Koven: This was definitely problematic, and I’ll be honest that this dissonance between our “no photos” policy and having two staff members stand there with camera phones was not clear to me until Mary Myers, who is responsible for most of the Blanton’s amazing video work pointed it out. This is where the lo-fi nature of both Meerkat and Periscope worked to our disadvantage–if Alie and I were both using big official-looking cameras rather than our camera phones, this dissonance wouldn’t have been as egregious.
Overall, though, both apps did exactly what they advertised: delivered live-streaming to people around the world with very little setup on the broadcaster’s end.

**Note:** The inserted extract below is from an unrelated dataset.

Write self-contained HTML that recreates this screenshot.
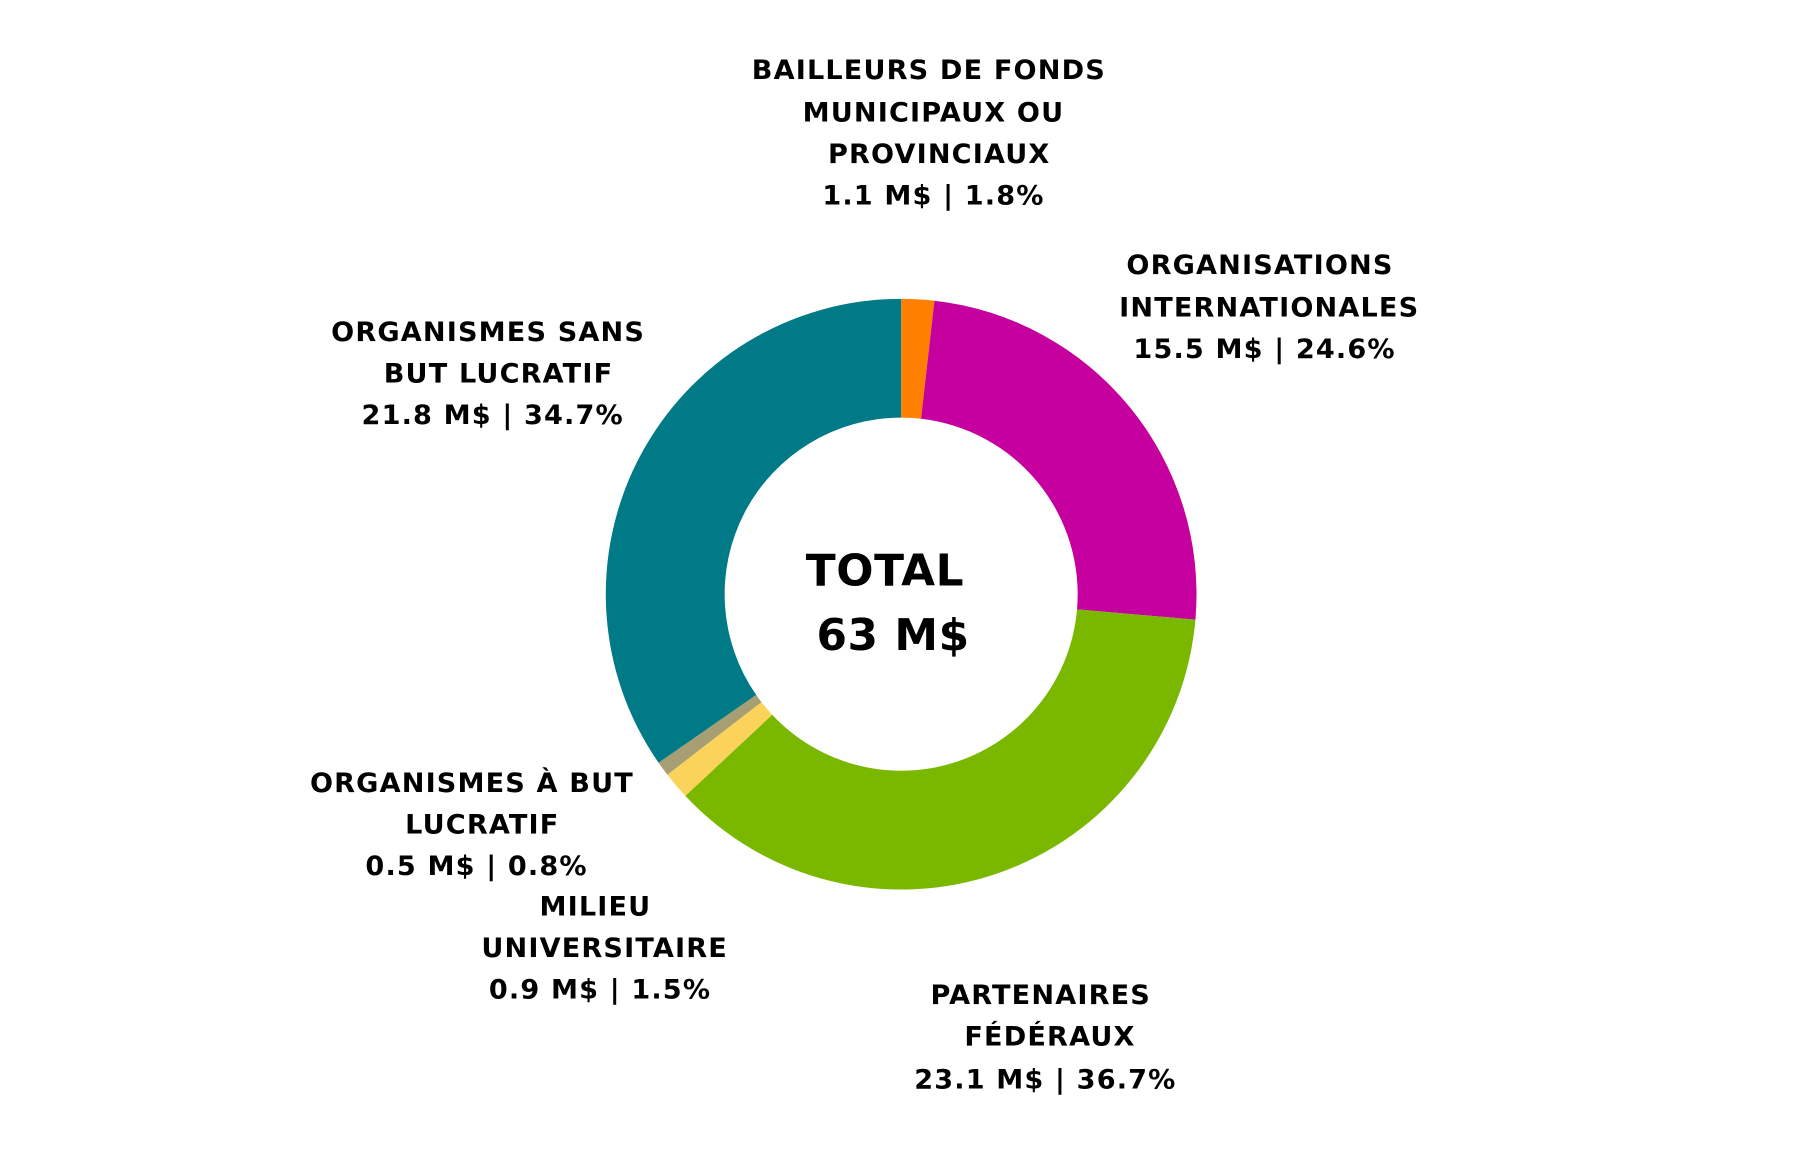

For organizations with few staff resources and a little (or non-existent) budget, I can see both apps being invaluable to creating content without a lot of overhead.
Koven: Personally, I think if we were to do this again (which is almost certain), we would probably schedule a special gallery talk just for live streaming, where it would be easier to control for variables like sound and positioning. There was also something strangely intimate about both apps, and I think doing a live stream while the Museum is closed would accentuate this intimacy even more. I also had several people watching the Meerkat stream ask me (via comments) to move closer to a particular artwork, or to zoom in on details. This sort of thing would be much easier to do if I didn’t have to stay out of the way of other visitors.
So: team Meerkat or team Periscope? Further efforts will probably tell us more, but from our initial test I have to go with Periscope: commenting features aside, museum colleagues reported that it worked seamlessly on desktop and mobile, the user interface was cleaner than Meerkat, and it has the weight of Twitter to help it improve now that it’s out in the real world. However, changes are coming to both apps now that Meerkat raised an initial round of funding, so don’t count out this startup just yet. It will be interesting to see how museums use this new technology to bring their programs to a wider audience—and which app they’ll use to do it.